The difference between a normed space being reflexive and being isomorphic to its dual Quoting wikipedia "a normed vector space is reflexive if it coincides with its bidual".
Another definition, more precise is that a normed vector space is reflexive if its evaluation map $J:X\rightarrow X^{\ast\ast}$ is surjective.
Many proofs in my book, for instance the proof that a hilbert space is always reflexive end like "Then $ X$ can be identified with its bidual $X^{\ast\ast}$ so it is reflexive", without show that the evaluation map is surjective.
I know (because my professor blamed me in the last exam for what I said) that it's not true that $X$ is reflexive if and only if is isomorphic to its bidual.
My questions are:


*

*What is, in this context, the difference between "to be isomorph to its bidual" and "to be identified with it's bidual"? Why the first it's not good and the second it is?

*How to show the equivalence of the two definitions? That a space can be identified with it's bidual if and only if the evaluation map is surjective.

*Can you show me an example of a space isomorph to its bidual but not reflexive?
I didn't found the answers of this questions anywhere I looked. Thank you for your help.
 A: The point is, when the authors of your book write "hence $X$ can be identified with $X^{**}$" they mean that $J$ is onto (and hence an isomorphism, as $J$ is isometric by Hahn-Banach), but want to say that it is more or less straightforward to see it. Let us show this explicitly for Hilbert spaces.
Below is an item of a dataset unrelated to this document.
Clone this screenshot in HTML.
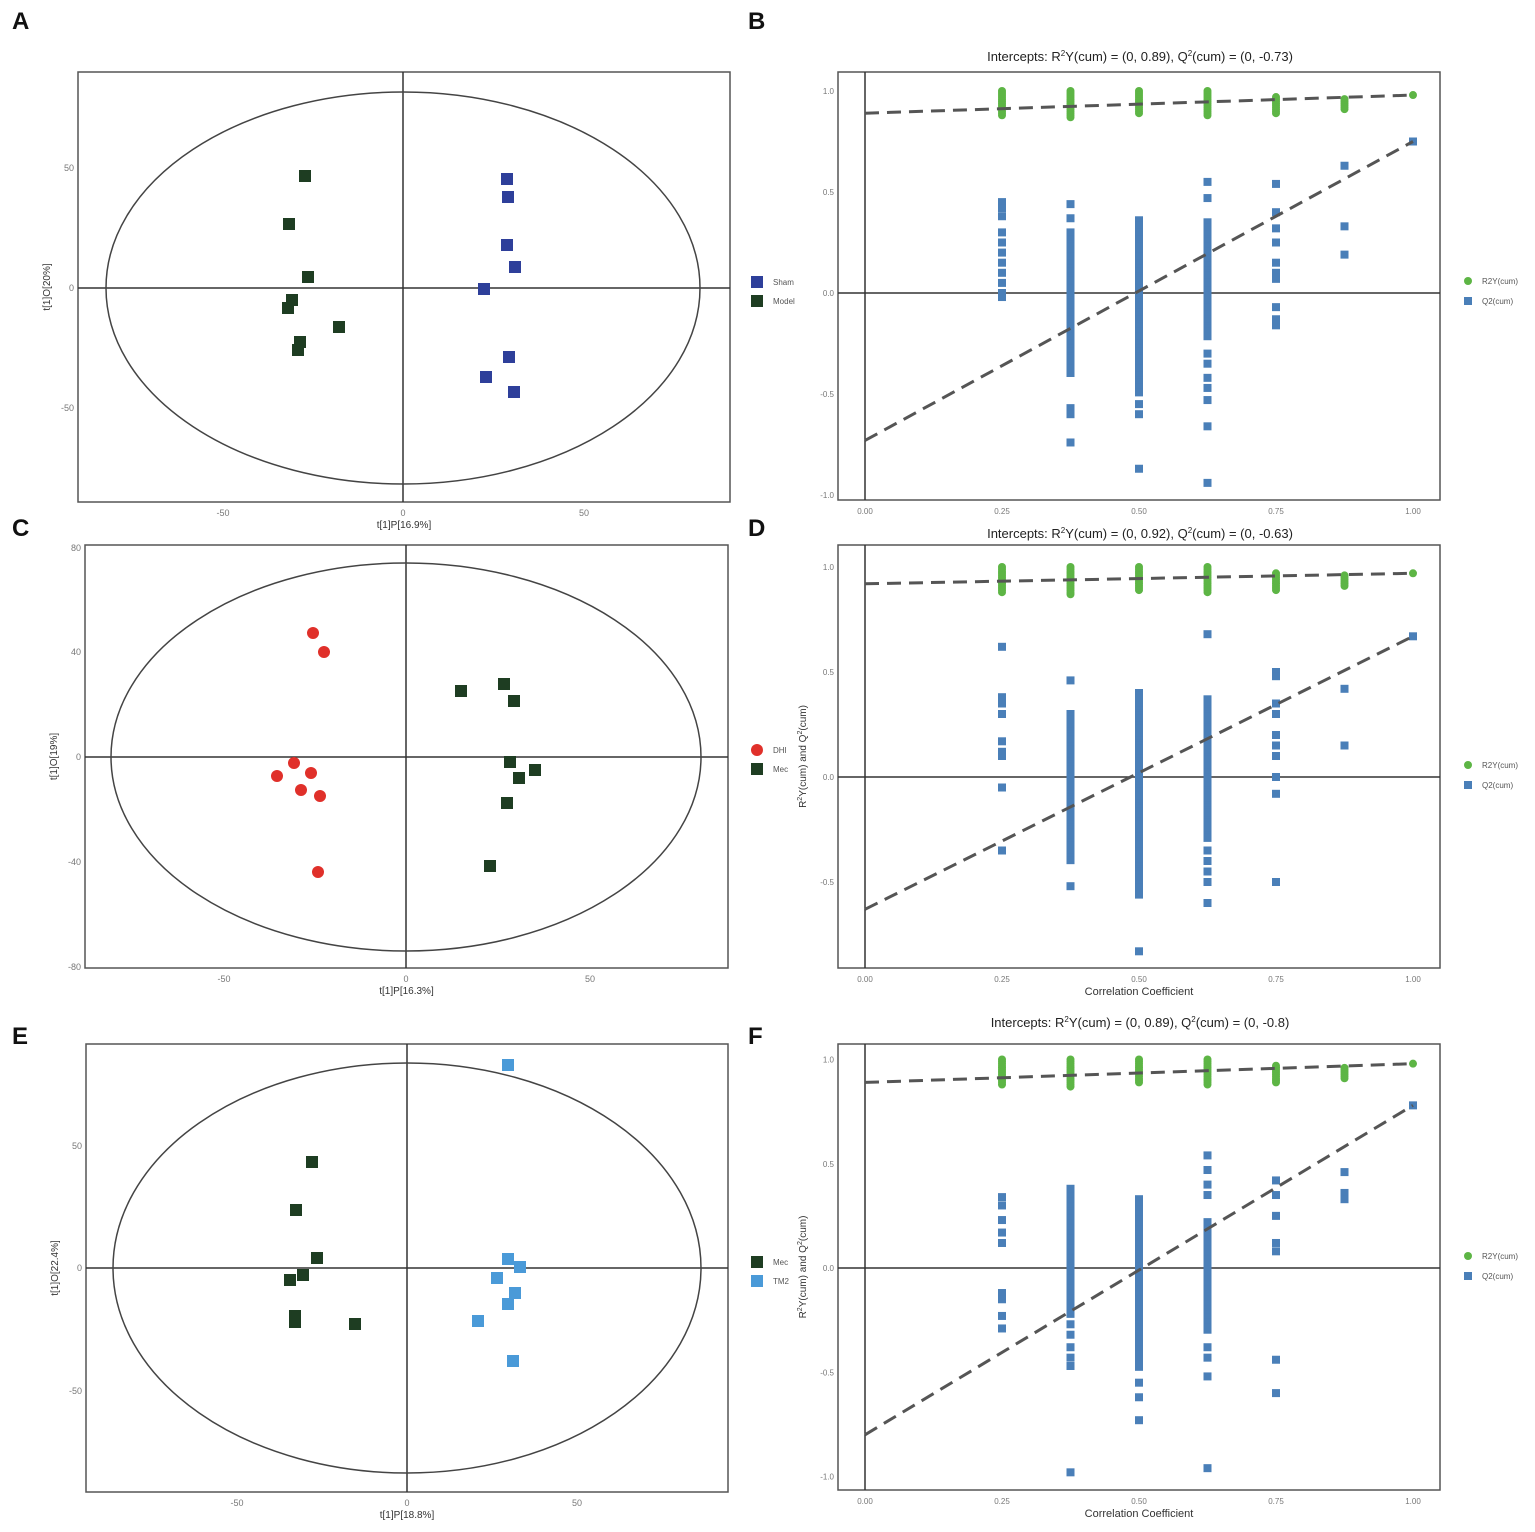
<!DOCTYPE html>
<html><head><meta charset="utf-8"><style>
html,body{margin:0;padding:0;background:#fff}
svg{display:block}
text{font-family:"Liberation Sans",sans-serif}
</style></head><body>
<svg id="s" xmlns="http://www.w3.org/2000/svg" width="1535" height="1532" viewBox="0 0 1535 1532">
<rect width="1535" height="1532" fill="#fff"/>
<g font-size="24" font-weight="bold" fill="#111">
<text x="12" y="29">A</text><text x="748" y="29">B</text>
<text x="12" y="536">C</text><text x="748" y="536">D</text>
<text x="12" y="1044">E</text><text x="748" y="1044">F</text>
</g>
</svg>
<script>
const S=document.getElementById('s');const NS='http://www.w3.org/2000/svg';
function el(t,a,txt){const e=document.createElementNS(NS,t);for(const k in a)e.setAttribute(k,a[k]);if(txt!==undefined)e.textContent=txt;S.appendChild(e);return e;}
function txt(x,y,s,o){o=o||{};return el('text',Object.assign({x:x,y:y,'font-size':o.fs||9,fill:o.fill||'#777','text-anchor':o.a||'middle'},o.extra||{}),s);}
// score plots
function score(p){
 el('rect',{x:p.x0,y:p.y0,width:p.x1-p.x0,height:p.y1-p.y0,fill:'none',stroke:'#555','stroke-width':1.5});
 el('line',{x1:p.ax,y1:p.y0,x2:p.ax,y2:p.y1,stroke:'#333','stroke-width':1.5});
 el('line',{x1:p.x0,y1:p.ay,x2:p.x1,y2:p.ay,stroke:'#333','stroke-width':1.5});
 el('ellipse',{cx:p.ax,cy:p.ay,rx:p.rx,ry:p.ry,fill:'none',stroke:'#444','stroke-width':1.5});
 p.xt.forEach(t=>txt(t[0],p.y1+14,t[1]));
 p.yt.forEach(t=>txt(p.x0-4,t[0]+3,t[1],{a:'end'}));
 txt((p.x0+p.x1)/2,p.y1+26,p.xl,{fs:10,fill:'#333'});
 txt(0,0,p.yl,{fs:10,fill:'#333',extra:{transform:`translate(${p.x0-28},${(p.y0+p.y1)/2}) rotate(-90)`}});
 p.groups.forEach((g,i)=>{
  g.pts.forEach(q=>{ if(g.circle) el('circle',{cx:q[0],cy:q[1],r:6,fill:g.c}); else el('rect',{x:q[0]-6,y:q[1]-6,width:12,height:12,fill:g.c});});
  const ly=p.ly+i*19;
  if(g.circle) el('circle',{cx:757,cy:ly,r:6,fill:g.c}); else el('rect',{x:751,y:ly-6,width:12,height:12,fill:g.c});
  txt(773,ly+3,g.name,{a:'start',fs:8,fill:'#555'});
 });
}
const DG='#1e3d22';
score({x0:78,x1:730,y0:72,y1:502,ax:403,ay:288,rx:297,ry:196,
 xt:[[223,'-50'],[403,'0'],[584,'50']],yt:[[168,'50'],[288,'0'],[408,'-50']],xl:'t[1]P[16.9%]',yl:'t[1]O[20%]',ly:282,
 groups:[{name:'Sham',c:'#2e3f9a',pts:[[507,179],[508,197],[507,245],[515,267],[484,289],[509,357],[486,377],[514,392]]},
 {name:'Model',c:DG,pts:[[305,176],[289,224],[308,277],[292,300],[288,308],[339,327],[300,342],[298,350]]}]});
score({x0:85,x1:728,y0:545,y1:968,ax:406,ay:757,rx:295,ry:194,
 xt:[[224,'-50'],[406,'0'],[590,'50']],yt:[[548,'80'],[652,'40'],[757,'0'],[862,'-40'],[967,'-80']],xl:'t[1]P[16.3%]',yl:'t[1]O[19%]',ly:750,
 groups:[{name:'DHI',c:'#e0302a',circle:true,pts:[[313,633],[324,652],[294,763],[277,776],[311,773],[301,790],[320,796],[318,872]]},
 {name:'Mec',c:DG,pts:[[461,691],[504,684],[514,701],[510,762],[535,770],[519,778],[507,803],[490,866]]}]});
score({x0:86,x1:728,y0:1044,y1:1492,ax:407,ay:1268,rx:294,ry:205,
 xt:[[237,'-50'],[407,'0'],[577,'50']],yt:[[1146,'50'],[1268,'0'],[1391,'-50']],xl:'t[1]P[18.8%]',yl:'t[1]O[22.4%]',ly:1262,
 groups:[{name:'Mec',c:DG,pts:[[312,1162],[296,1210],[317,1258],[303,1275],[290,1280],[295,1316],[295,1322],[355,1324]]},
 {name:'TM2',c:'#4a9ad8',pts:[[508,1065],[508,1259],[520,1267],[497,1278],[515,1293],[508,1304],[478,1321],[513,1361]]}]});
// validation plots
function seq(a,b){const r=[];for(let v=a;v>=b-1e-9;v-=0.012)r.push(v);return r;}
function valid(p){
 const X=v=>865+548*v, Y=v=>p.y0v-p.k*v;
 el('rect',{x:838,y:p.y0,width:602,height:p.y1-p.y0,fill:'none',stroke:'#555','stroke-width':1.5});
 el('line',{x1:865,y1:p.y0,x2:865,y2:p.y1,stroke:'#333','stroke-width':1.5});
 el('line',{x1:838,y1:Y(0),x2:1440,y2:Y(0),stroke:'#333','stroke-width':1.5});
 [0,0.25,0.5,0.75,1].forEach(v=>txt(X(v),p.y1+14,v.toFixed(2),{fs:8}));
 p.yt.forEach(v=>txt(834,Y(v)+3,v.toFixed(1),{a:'end',fs:8}));
 el('text',{x:1140,y:p.ty,'font-size':13,fill:'#222','text-anchor':'middle'}).innerHTML=`Intercepts: R<tspan dy="-5" font-size="8">2</tspan><tspan dy="5">Y(cum) = (0, ${p.r}), Q</tspan><tspan dy="-5" font-size="8">2</tspan><tspan dy="5">(cum) = (0, ${p.q})</tspan>`;
 if(p.xl){txt(1139,p.y1+27,'Correlation Coefficient',{fs:11,fill:'#333'});
  el('text',{'font-size':10,fill:'#333','text-anchor':'middle',transform:`translate(806,${(p.y0+p.y1)/2}) rotate(-90)`}).innerHTML='R<tspan dy="-4" font-size="7">2</tspan><tspan dy="4">Y(cum) and Q</tspan><tspan dy="-4" font-size="7">2</tspan><tspan dy="4">(cum)</tspan>';}
 // green
 const cols=[0.25,0.375,0.5,0.625,0.75,0.875];
 const gr=[[1,0.87],[1,0.86],[1,0.88],[1,0.87],[0.97,0.88],[0.96,0.9]];
 cols.forEach((c,i)=>{for(let v=gr[i][0];v>=gr[i][1];v-=0.01)el('circle',{cx:X(c),cy:Y(v),r:4,fill:'#5db545'});});
 el('circle',{cx:X(1),cy:Y(p.gr1),r:4,fill:'#5db545'});
 // blue
 p.blue.forEach((col,i)=>{const c=[0.25,0.375,0.5,0.625,0.75,0.875,1][i];
  col.forEach(v=>{const vs=Array.isArray(v)?seq(v[0],v[1]):[v];vs.forEach(w=>el('rect',{x:X(c)-4,y:Y(w)-4,width:8,height:8,fill:'#4a7fb8'}));});});
 el('line',{x1:865,y1:Y(p.r),x2:X(1),y2:Y(p.gr1),stroke:'#555','stroke-width':3,'stroke-dasharray':'14 8'});
 el('line',{x1:865,y1:Y(p.q),x2:X(1),y2:Y(p.q1),stroke:'#555','stroke-width':3,'stroke-dasharray':'14 8'});
 const ly=Y(0)-12;
 el('circle',{cx:1468,cy:ly,r:4,fill:'#5db545'});txt(1482,ly+3,'R2Y(cum)',{a:'start',fs:8,fill:'#555'});
 el('rect',{x:1464,y:ly+16,width:8,height:8,fill:'#4a7fb8'});txt(1482,ly+23,'Q2(cum)',{a:'start',fs:8,fill:'#555'});
}
valid({y0:72,y1:500,y0v:293,k:202,ty:61,r:0.89,q:-0.73,gr1:0.98,q1:0.75,yt:[1,0.5,0,-0.5,-1],
 blue:[[0.45,0.42,0.38,0.3,0.25,0.2,0.15,0.1,0.05,0,-0.02],[0.44,0.37,[0.3,-0.4],-0.57,-0.6,-0.74],[[0.36,-0.5],-0.55,-0.6,-0.87],[0.55,0.47,[0.35,-0.22],-0.3,-0.35,-0.42,-0.47,-0.53,-0.66,-0.94],[0.54,0.4,0.32,0.25,0.15,0.1,0.07,-0.07,-0.13,-0.16],[0.63,0.33,0.19],[0.75]]});
valid({y0:545,y1:968,y0v:777,k:210,ty:538,r:0.92,q:-0.63,gr1:0.97,q1:0.67,xl:1,yt:[1,0.5,0,-0.5],
 blue:[[0.62,0.38,0.35,0.3,0.17,0.12,0.1,-0.05,-0.35],[0.46,[0.3,-0.4],-0.52],[[0.4,-0.56],-0.83],[0.68,[0.37,-0.3],-0.35,-0.4,-0.45,-0.5,-0.6],[0.5,0.48,0.35,0.3,0.2,0.15,0.1,0,-0.08,-0.5],[0.42,0.15],[0.67]]});
valid({y0:1044,y1:1490,y0v:1268,k:208.5,ty:1027,r:0.89,q:-0.8,gr1:0.98,q1:0.78,xl:1,yt:[1,0.5,0,-0.5,-1],
 blue:[[0.34,0.3,0.23,0.17,0.12,-0.12,-0.15,-0.23,-0.29],[[0.38,-0.22],-0.27,-0.32,-0.38,-0.43,-0.47,-0.98],[[0.33,-0.48],-0.55,-0.62,-0.73],[0.54,0.47,0.4,0.35,[0.22,-0.3],-0.38,-0.43,-0.52,-0.96],[0.42,0.35,0.25,0.12,0.08,-0.44,-0.6],[0.46,0.36,0.33],[0.78]]});
</script>
</body></html>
Let $H$ be a Hilbert space with inner product $\def\<#1>{\left<#1\right>}$$\<.,.>$, we know that $\Theta\colon H \to H^*$, $\Theta x = \<.,x>$ is a conjugate linear isomorphism. We define an inner product on $H^*$ by 
$$ \<x^*,y^*>' := \<\Theta^{-1}y^*,\Theta^{-1}x^*> $$
Let $\Theta^*\colon H^* \to H^{**}$ denote the corresponding Riesz isomorphism. Let $x^{**} \in X^{**}$, we have for any $x^* \in X^*$:
\begin{align*}
  x^{**}(x^*) &= \<x^*, \Theta^*{}^{-1}x^{**}>'\\
              &= \<\Theta^{-1}\Theta^*{}^{-1}x^{**}, \Theta^{-1}x^*>\\
              &= x^*(\Theta^{-1}\Theta^*{}^{-1}x^{**})\\
              &= J(\Theta^{-1}\Theta^*{}^{-1}x^{**})(x^*)
\end{align*}
As $x^*$ was arbitrary, that shows that $J(\Theta^{-1}\Theta^*{}^{-1}x^{**}) = x^{**}$ and $J$ is onto.
A: *

*Being identified with is a loose term, it does not have a precise definition. It is used when we have a canonical isomorphism, i.e., an isomorphism that is naturally defined in terms of the objects themselves, without any choices made on our part. In our case, there is one canonical map from $X$ to $X^{**}$, namely $J$. If this map is an isomorphism, we can say that $X$ is identified with $X^{**}$, or canonically isomorphic to it. If $J$ is not an isomorphism, there may be some other operator that is an isomorphism. But that operator would not be the canonical one, which is $J$. 

*The definition of $J$  implies (by Hahn-Banach)  that  $J$ is an isometry: $\|Jx\|_{X^{**}} = \|x\|_X$ for all $x\in X$. So, only surjectivity remains a question. Once we have surjectivity, we'll know that $J$ is an isomorphism. 

*There are no simple examples of such spaces. There is the James Space which David Mitra already pointed  out. There is also  $\mathcal{W}_2$ interpolation space between $v_1$ and $\ell_\infty$: see Chapter 7 of  Pisier's lecture notes.